--- Begin DATASET RECORDS ---
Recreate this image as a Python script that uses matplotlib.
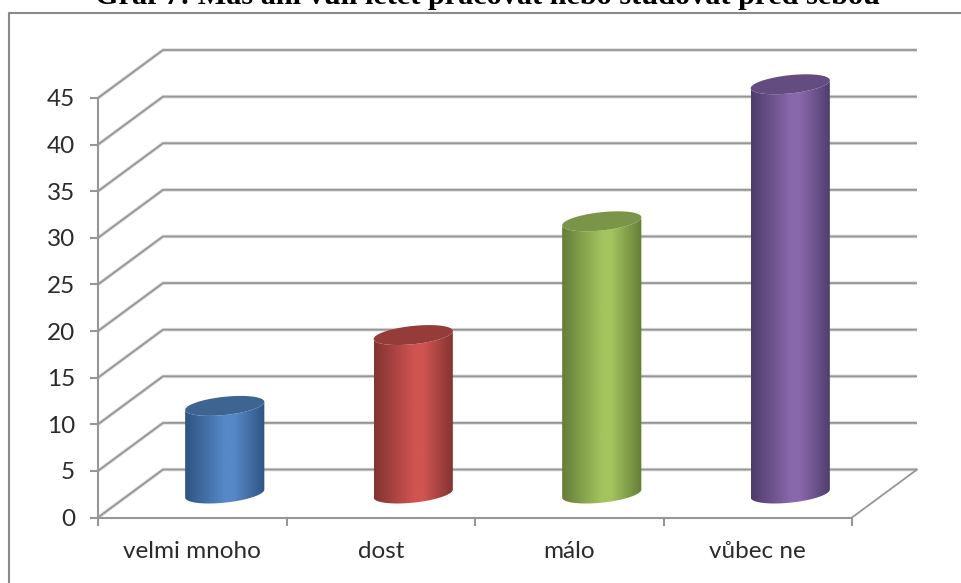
import numpy as np
import matplotlib
matplotlib.use("Agg")
import matplotlib.pyplot as plt
from matplotlib.colors import LinearSegmentedColormap
from matplotlib.lines import Line2D
from matplotlib.patches import PathPatch
from matplotlib.path import Path

categories = ["velmi mnoho", "dost", "málo", "vůbec ne"]
values = [9.4, 17, 29.2, 43.9]
y_ticks = [0, 5, 10, 15, 20, 25, 30, 35, 40, 45]
title = "Graf 7: Máš ani vůli letět pracovat nebo studovat před sebou"

edge_colors = ["#2f5482", "#823331", "#647d38", "#4e3c6b"]
mid_colors = ["#5688c8", "#d05451", "#a3c45e", "#8868ab"]
top_colors = ["#3e6492", "#953b38", "#7a9448", "#634c7f"]

W, H = 961, 583
GRID = "#969696"
TEXT = "#2b2b2b"

# chart box in pixels
LEFT, RIGHT, BOTTOM, TOP = 98, 852, 517.5, 98

# 3d look: how far the back wall sits behind the front, in data units
DEPTH_X = 65 / 188.5
DEPTH_Y = 48 / 9.33


def px(x, y):
    return x / W, 1 - y / H


def cylinder(ax, center, height, edge, mid, top):
    a = 0.21            # half width, categories
    b = 0.98            # half height of the ellipse, value units
    shear = 0.43        # ellipse leans up to the right
    cx = center + DEPTH_X / 2
    base = DEPTH_Y / 2
    roof = base + height

    t = np.linspace(np.pi, 2 * np.pi, 60)
    low_x = cx + a * np.cos(t)
    low_y = base + b * np.sin(t) + shear * np.cos(t)
    t2 = t[::-1]
    up_x = cx + a * np.cos(t2)
    up_y = roof + b * np.sin(t2) + shear * np.cos(t2)
    body = np.column_stack([np.r_[low_x, up_x], np.r_[low_y, up_y]])
    patch = PathPatch(Path(body), fc="none", ec="none", zorder=3)
    ax.add_patch(patch)

    cmap = LinearSegmentedColormap.from_list(
        "shade", [(0, edge), (0.5, mid), (0.62, mid), (1, edge)])
    grad = np.linspace(0, 1, 256).reshape(1, -1)
    im = ax.imshow(grad, cmap=cmap, aspect="auto", zorder=3,
                   extent=(cx - a, cx + a, base - 2, roof + 2), origin="lower")
    im.set_clip_path(patch)
    im.set_clip_box(ax.figure.bbox)

    t3 = np.linspace(0, 2 * np.pi, 120)
    ax.fill(cx + a * np.cos(t3),
            roof + b * np.sin(t3) + shear * np.cos(t3),
            color=top, lw=0, zorder=4, clip_on=False)


fig = plt.figure(figsize=(W / 100, H / 100), dpi=100, facecolor="white")

# outer frame, runs off the right and bottom of the page
fig.add_artist(Line2D(*zip(px(8.5, H), px(8.5, 12.5), px(W, 12.5)),
                      color="#8a8a8a", lw=1.5))

fig.text(*px(488, 4), title, ha="center", va="baseline",
         family="Liberation Serif", weight="bold", fontsize=21.8, color="black")

x0, y0 = px(LEFT, BOTTOM)
x1, y1 = px(RIGHT, TOP)
ax = fig.add_axes([x0, y0, x1 - x0, y1 - y0])
ax.set_facecolor("none")

n = len(categories)

# walls: diagonal on the left, long line along the back
for v in y_ticks:
    xs = [0, DEPTH_X, n + DEPTH_X]
    ys = [v, v + DEPTH_Y, v + DEPTH_Y]
    ax.plot(xs, ys, color="#dcdcdc", lw=2.6, clip_on=False, zorder=1,
            solid_capstyle="butt")
    ax.plot(xs, ys, color=GRID, lw=1.3, clip_on=False, zorder=2,
            solid_capstyle="butt")
ax.plot([n, n + DEPTH_X], [0, DEPTH_Y], color=GRID, lw=1.3, clip_on=False, zorder=2)

for i in range(n):
    cylinder(ax, i + 0.5, values[i], edge_colors[i], mid_colors[i], top_colors[i])

ax.set_xlim(0, n)
ax.set_ylim(0, 45)

for side in ["top", "right"]:
    ax.spines[side].set_visible(False)
for side in ["left", "bottom"]:
    ax.spines[side].set_color(GRID)
    ax.spines[side].set_linewidth(1.5)

ax.set_yticks(y_ticks)
ax.set_xticks(range(n + 1))
ax.set_xticklabels([])
ax.set_xticks([i + 0.5 for i in range(n)], categories, minor=True)
ax.tick_params(axis="both", which="major", color=GRID, width=1.5, length=5.5)
ax.tick_params(axis="y", labelsize=17.5, labelcolor=TEXT, pad=11)
ax.tick_params(axis="x", which="minor", length=0, labelsize=17.5,
               labelcolor=TEXT, pad=17)
for label in ax.get_xticklabels(minor=True) + ax.get_yticklabels():
    label.set_family("Lato")

fig.savefig("out.png", dpi=100)
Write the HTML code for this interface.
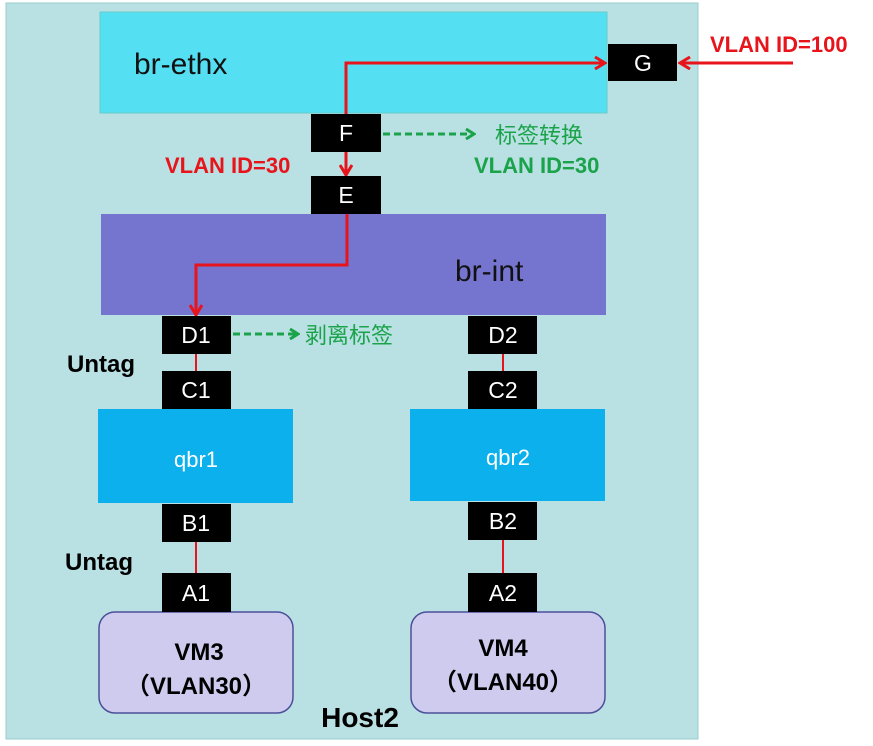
<!DOCTYPE html>
<html><head><meta charset="utf-8"><style>
body{margin:0;background:#fff;}
svg text{font-family:"Liberation Sans","Noto Sans CJK SC",sans-serif;}
</style></head><body>
<svg width="873" height="741" viewBox="0 0 873 741" xmlns="http://www.w3.org/2000/svg">
<defs>
<marker id="ar" markerWidth="14" markerHeight="14" refX="11" refY="7" orient="auto" markerUnits="userSpaceOnUse"><path d="M2,1 L12,7 L2,13" fill="none" stroke="#e8141c" stroke-width="3"/></marker>
<marker id="ag" markerWidth="12" markerHeight="12" refX="10" refY="6" orient="auto" markerUnits="userSpaceOnUse"><path d="M2,1 L10,6 L2,11" fill="none" stroke="#1aa34a" stroke-width="3"/></marker>
</defs>
<rect x="6" y="3" width="692" height="736" fill="#b9e0e2" stroke="#9cc" stroke-width="1"/>
<rect x="100" y="12" width="507" height="101" fill="#55dff2" stroke="#6cc"/>
<text x="134" y="74" font-size="30" fill="#111">br-ethx</text>
<rect x="101" y="214" width="505" height="101" fill="#7574cf"/>
<text x="455" y="281" font-size="30" fill="#111">br-int</text>
<rect x="98" y="409" width="195" height="94" fill="#0bb0ec"/>
<text x="196" y="467" font-size="22" fill="#fff" text-anchor="middle">qbr1</text>
<rect x="410" y="409" width="195" height="92" fill="#0bb0ec"/>
<text x="508" y="465" font-size="22" fill="#fff" text-anchor="middle">qbr2</text>
<rect x="99" y="612" width="194" height="101" rx="16" fill="#cecbee" stroke="#4b4f9a" stroke-width="1.5"/>
<rect x="411" y="612" width="194" height="101" rx="16" fill="#cecbee" stroke="#4b4f9a" stroke-width="1.5"/>
<text x="199" y="660" font-size="24" font-weight="bold" text-anchor="middle">VM3</text>
<text x="196" y="694" font-size="24" font-weight="bold" text-anchor="middle">（VLAN30）</text>
<text x="503" y="656" font-size="24" font-weight="bold" text-anchor="middle">VM4</text>
<text x="503" y="690" font-size="24" font-weight="bold" text-anchor="middle">（VLAN40）</text>
<text x="360" y="727" font-size="28" font-weight="bold" text-anchor="middle">Host2</text>
<g stroke="#e8141c" stroke-width="3" fill="none">
<path d="M346,114 V63 H604" marker-end="url(#ar)"/>
<path d="M793,63 H681" marker-end="url(#ar)"/>
<path d="M346,152 V174" marker-end="url(#ar)"/>
<path d="M347,213 V265 H196 V314" marker-end="url(#ar)"/>
</g>
<g stroke="#e8141c" stroke-width="2" fill="none">
<path d="M196,354 V371 M196,542 V573 M503,354 V371 M503,540 V573"/>
</g>
<g fill="#000">
<rect x="608" y="44" width="69" height="37"/>
<rect x="311" y="114" width="70" height="38"/>
<rect x="311" y="176" width="70" height="38"/>
<rect x="162" y="316" width="69" height="38"/>
<rect x="468" y="316" width="69" height="38"/>
<rect x="162" y="371" width="69" height="38"/>
<rect x="468" y="371" width="69" height="38"/>
<rect x="162" y="504" width="69" height="38"/>
<rect x="468" y="502" width="69" height="38"/>
<rect x="162" y="573" width="69" height="39"/>
<rect x="468" y="573" width="69" height="39"/>
</g>
<g fill="#fff" font-size="23" text-anchor="middle">
<text x="643" y="71">G</text>
<text x="346" y="141">F</text>
<text x="346" y="203">E</text>
<text x="196" y="343">D1</text>
<text x="503" y="343">D2</text>
<text x="196" y="398">C1</text>
<text x="503" y="398">C2</text>
<text x="196" y="531">B1</text>
<text x="503" y="529">B2</text>
<text x="196" y="601">A1</text>
<text x="503" y="601">A2</text>
</g>
<g stroke="#1aa34a" stroke-width="3" stroke-dasharray="7,4" fill="none">
<path d="M383,134 H474" marker-end="url(#ag)"/>
<path d="M233,334 H298" marker-end="url(#ag)"/>
</g>
<text x="495" y="143" font-size="22" fill="#1aa34a">标签转换</text>
<text x="474" y="173" font-size="22" font-weight="bold" fill="#1aa34a">VLAN ID=30</text>
<text x="305" y="343" font-size="22" fill="#1aa34a">剥离标签</text>
<text x="165" y="173" font-size="22" font-weight="bold" fill="#e8141c">VLAN ID=30</text>
<text x="710" y="52" font-size="22" font-weight="bold" fill="#e8141c">VLAN ID=100</text>
<text x="67" y="372" font-size="24" font-weight="bold">Untag</text>
<text x="65" y="570" font-size="24" font-weight="bold">Untag</text>
</svg>
</body></html>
--- End DATASET RECORDS ---
Please take the lines from the beginning of the data above through the line holding "from matplotlib.path import Path" and transcribe them exactly, without any pictures.

Recreate this image as a Python script that uses matplotlib.
import numpy as np
import matplotlib
matplotlib.use("Agg")
import matplotlib.pyplot as plt
from matplotlib.colors import LinearSegmentedColormap
from matplotlib.lines import Line2D
from matplotlib.patches import PathPatch
from matplotlib.path import Path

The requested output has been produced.